Buldan und Sancar warfen der Regierung vor, die Justiz zu ihrem Instrument degradiert zu haben. Türkische Medien spekulieren, Erdogan wolle unmittelbar nach einem HDPVerbot vorzeitige Neuwahlen ausrufen, um die Kurdenbewegung daran zu hindern, sich neu zu formieren. Die rund sechs Millionen Wähler der Partei sollen auf diese Weise politisch heimatlos gemacht werden.
Laut Umfragen hat Erdogans Bündnis aus AKP und MHP mit rund 45 Prozent keine Mehrheit mehr. Ein Oppositionsbündnis aus der linksnationalen CHP und der rechtskonservativen IYI-Partei kommt auf etwa 38 Prozent – mit ihren zehn Prozent könnte die HDP den Erdogan-Gegnern zum Erfolg verhelfen. Sie hat bereits gezeigt, was sie bewirken kann: Vor zwei Jahren unterstützte die HDP bei Kommunalwahlen vielerorts Oppositionskandidaten, die in Istanbul, Ankara und anderen Städten die AKP besiegten.
Das will Erdogan nicht noch einmal erleben, doch sein Kalkül ist riskant. Seit den 1990er-Jahren hat der türkische Staat fast ein halbes Dutzend kurdische Parteien verboten, aber der Zuspruch für die jeweiligen Neugründungen wuchs beständig. Besonders erfolgreich ist die 2012 gegründete HDP, denn sie spricht neben kurdischen Wählern auch linksliberale Bürger in den Großstädten an.
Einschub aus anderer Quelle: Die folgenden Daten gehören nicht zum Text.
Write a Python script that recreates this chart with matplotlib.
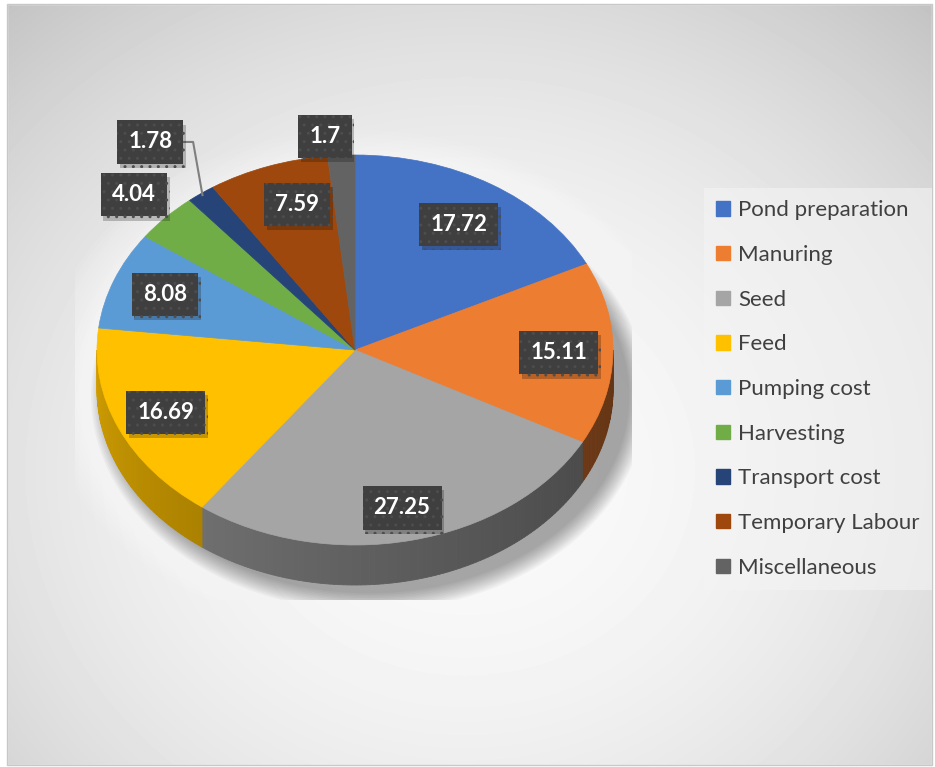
import numpy as np
import matplotlib.pyplot as plt
from matplotlib.patches import Wedge, Polygon, Ellipse, Patch, Rectangle
from matplotlib.transforms import Affine2D
import matplotlib.patheffects as pe
import matplotlib.colors as mcolors

categories = ['Pond preparation', 'Manuring', 'Seed', 'Feed', 'Pumping cost',
              'Harvesting', 'Transport cost', 'Temporary Labour', 'Miscellaneous']
values = [17.72, 15.11, 27.25, 16.69, 8.08, 4.04, 1.78, 7.59, 1.7]
colors = ['#4472C4', '#ED7D31', '#A5A5A5', '#FFC000', '#5B9BD5',
          '#70AD47', '#264478', '#9E480E', '#636363']
# how far out each data label sits (1 = pie rim) and small angle tweaks
label_radius = [0.76, 0.79, 0.83, 0.80, 0.79, 1.17, 1.33, 0.78, 1.10]
label_turn = [0, 0, 0, 0, 0, 0, 0, 3, -3]

W, H = 935, 767
cx, cy, rx, ry, depth = 355, 350, 258, 195, 40
FONT = 'Lato'

fig = plt.figure(figsize=(W / 100, H / 100), dpi=100)
ax = fig.add_axes([0, 0, 1, 1])

# background gradient of the chart area
yy, xx = np.mgrid[0:H, 0:W]
d2 = ((xx - 465) / 470.0) ** 2 + ((yy - 470) / 420.0) ** 2
bg = np.clip(250 - 25 * d2, 0, 255) / 255.0
ax.imshow(bg, cmap='gray', vmin=0, vmax=1, extent=(0, W, H, 0), zorder=0)
ax.set_xlim(0, W)
ax.set_ylim(H, 0)
ax.set_aspect('auto')
ax.axis('off')

# white margin outside the chart border
for r in [(0, 0, 7, H), (0, 0, W, 4), (932, 0, 3, H), (0, 765, W, 2)]:
    ax.add_patch(Rectangle(r[:2], r[2], r[3], color='white', zorder=1))
ax.add_patch(Rectangle((7, 4), 925, 761, fill=False, edgecolor='#c8c8c8', lw=1, zorder=1))

# plot area glow + soft shadow under the pie
clip = Rectangle((75, 110), 557, 490, transform=ax.transData)
for i in range(14):
    e = Ellipse((cx + 5, cy + depth / 2 + 10), 2 * (rx + 60 - 4 * i), 2 * (ry + 55 - 4 * i),
                color='white', alpha=0.08, lw=0, zorder=1)
    ax.add_patch(e)
    e.set_clip_path(clip)
for i in range(12):
    s = 20 - 1.6 * i
    e = Ellipse((cx + 14, cy + depth + 6), 2 * (rx + s), 2 * (ry + s),
                color='black', alpha=0.03, lw=0, zorder=2)
    ax.add_patch(e)
    e.set_clip_path(clip)

frac = np.array(values) / sum(values)
ends = np.cumsum(frac) * 360
starts = ends - frac * 360

# side walls (only the front half is visible)
for s, e, c in zip(starts, ends, colors):
    t1, t2 = max(s - 90, 0), min(e - 90, 180)
    if t2 <= t1:
        continue
    n = int(np.ceil(t2 - t1))
    th = np.linspace(t1, t2, n + 1)
    base = np.array(mcolors.to_rgb(c))
    for a, b in zip(th[:-1], th[1:]):
        m = (a + b) / 2
        f = 0.42 + 0.40 * (m / 180) ** 1.3
        col = np.clip(base * f, 0, 1)
        ra, rb = np.radians(a), np.radians(b)
        pts = [(cx + rx * np.cos(ra), cy + ry * np.sin(ra)),
               (cx + rx * np.cos(rb), cy + ry * np.sin(rb)),
               (cx + rx * np.cos(rb), cy + ry * np.sin(rb) + depth),
               (cx + rx * np.cos(ra), cy + ry * np.sin(ra) + depth)]
        ax.add_patch(Polygon(pts, closed=True, facecolor=col, edgecolor=col, lw=0.6, zorder=3))

# top face, clockwise from 12 o'clock
tr = Affine2D().scale(rx, ry).translate(cx, cy) + ax.transData
for s, e, c in zip(starts, ends, colors):
    ax.add_patch(Wedge((0, 0), 1, s - 90, e - 90, facecolor=c, edgecolor=c,
                       lw=0.5, transform=tr, zorder=4))

# data labels
for s, e, v, r, t in zip(starts, ends, values, label_radius, label_turn):
    mid = np.radians((s + e) / 2 + t)
    lx = cx + rx * r * np.sin(mid)
    ly = cy - ry * r * np.cos(mid)
    if r > 1.25:
        px = cx + rx * 0.99 * np.sin(mid)
        py = cy - ry * 0.99 * np.cos(mid)
        ax.plot([lx + 34, lx + 43, px], [ly, ly, py], color='#7f7f7f', lw=1.5, zorder=5)
    txt = ax.text(lx, ly, f'{v:g}', ha='center', va='center', fontsize=16, fontweight='bold',
                  family=FONT, color='white', zorder=6,
                  bbox=dict(boxstyle='square,pad=0.5', facecolor='#3f3f3f',
                            edgecolor='#4d4d4d', hatch='..', lw=0))
    txt.get_bbox_patch().set_path_effects(
        [pe.SimplePatchShadow(offset=(2, -3), shadow_rgbFace='black', alpha=0.22), pe.Normal()])

handles = [Patch(facecolor=c, edgecolor=c, label=l) for c, l in zip(colors, categories)]
leg = fig.legend(handles=handles, loc='upper left', bbox_to_anchor=(693 / W, 1 - 177 / H),
                 labelcolor='#404040', frameon=True, facecolor='#f4f4f4',
                 edgecolor='none', framealpha=0.6, fancybox=False, handlelength=0.62,
                 handleheight=0.62, handletextpad=0.35, labelspacing=1.11, borderpad=0.55,
                 prop={'family': FONT, 'size': 16})

fig.savefig('out.png', dpi=100)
Noch vor einigen Jahren hatte Erdogan mit der HDP über eine friedliche Lösung des Kurdenkonflikts verhandelt, doch heute sieht er die Partei als gefährliche Gegnerin. Der Kurdenexperte Mesut Yegen sagte der „Schwäbischen Zeitung“, der Präsident hoffe darauf, dass viele Kurden die nächste Wahl aus Protest gegen das HDP-Verbot boykottieren könnten – das würde der Regierungskoalition helfen.
Auch die HDP-Parlamentsfraktion wird unter Druck gesetzt. Wenige Stunden vor dem Verbotsantrag wurde der HDP-Menschenrechtspolitiker Ömer Faruk Gergerlioglu wegen einer umstrittenen Gerichtsentscheidung aus dem Parlament entfernt. Die Justiz ermittelt gegen 20 weitere HDP-Abgeordnete, die ihre Immunität und ihr Mandat verlieren könnten. Die aus Celle stammende HDP-Politikerin Feleknas Uca sagte der „Schwäbischen Zeitung“, allein gegen sie gebe es 58 Anträge auf Aufhebung der Immunität. Die HDP solle mundtot gemacht werden. „Wir müssen jederzeit damit rechnen, dass wir festgenommen und ins Gefängnis geschickt werden“, sagte sie.
Die harte Linie gegen eine demokratisch legitimierte Partei verstärkt die Spannungen zwischen der Türkei und dem Westen. Das US-Außenministerium kritisierte, ein HDP-Verbot würde „die Demokratie in der Türkei weiter untergraben“. Im Europarat könnte es Konsequenzen für die Türkei geben, sagte der SPDMenschenrechtspolitiker Frank Schwabe. Wenn frei gewählte HDPAbgeordnete nach einem Parteiverbot nicht mehr an der Parlamentarischen Versammlung des Europarats teilnehmen könnten, seien Sanktionen möglich.
Die EU zeigte sich ebenfalls „tief besorgt“. Kommende Woche will sich ein EU-Gipfeltreffen mit der Türkei befassen. Allerdings sind dabei nach einer Meldung der Nachrichtenagentur Reuters keine Sanktionen gegen Ankara zu erwarten. Für die EU seien die Flüchtlingsfrage und der Streit im östlichen Mittelmeer wichtiger als die Demokratie in der Türkei, sagte Kurdenexperte Yegen.